Because the Comcast/Time Warner Cable review created a new standard in combined antitrust and Federal Communications Commission enforcement practices, law enforcement entities are well positioned to make sure the proposed Charter/Time Warner Cable merger lives up to the most exacting public interest test. Similarly, having already committed significant concessions related to open internet policies, it is clear that recent enforcement actions send a clear signal that the Obama Administration is dedicated to ensuring open affordable access to meaningful broadband services and a competitive Internet ecosystem that supports online video distribution and freedom of expression.
Kimmelman explains that while we can and should update laws to address gaps in what antitrust law and the Communications Act cannot effectively address, current policy tools, when appropriately and thoroughly applied and enforced by policymakers, are adequate to address several goals. These include providing consumers better and more affordable broadband services, preventing efforts to block the growing explosion of new online video services, and preventing monopolistic practices harmful to freedom of expression and competition on communications platforms.
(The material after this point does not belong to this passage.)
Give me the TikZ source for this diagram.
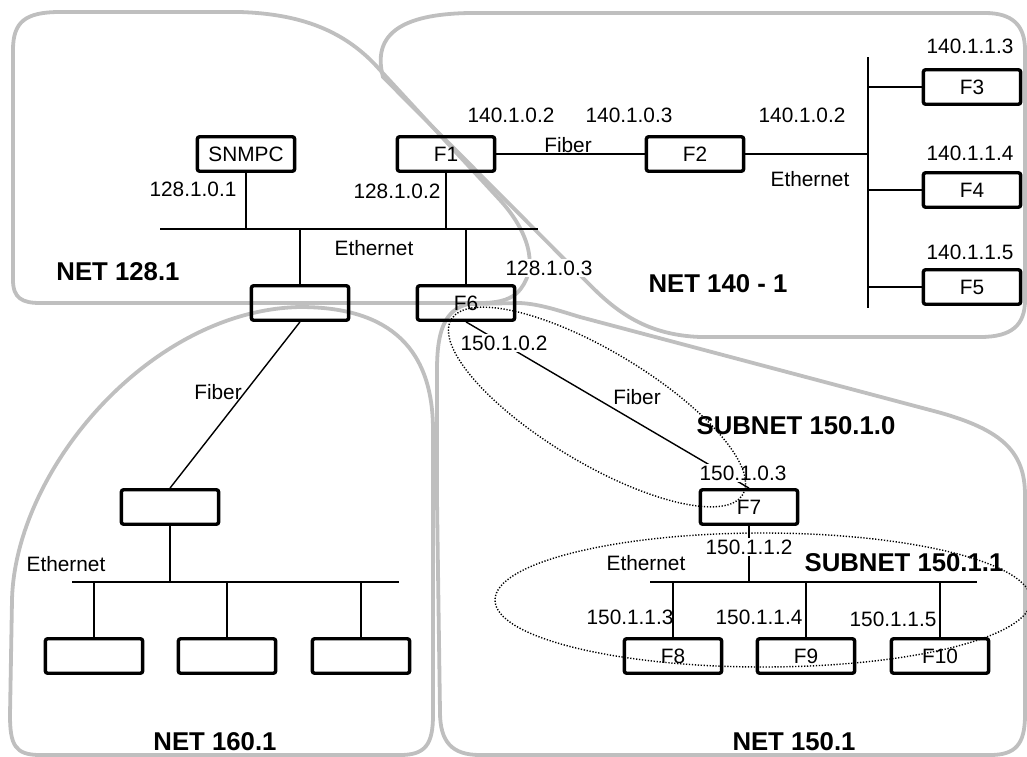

Adequate antitrust enforcement and communications policy application has the potential to unleash innovations that support social and economic opportunities that are necessary to achieve a more just and democratic society. The existing tools available to policymakers can and should be applied to the current challenges ahead in telecom policy, including the tech transitions, expansion of universal service to include broadband access, and competition in the video marketplace.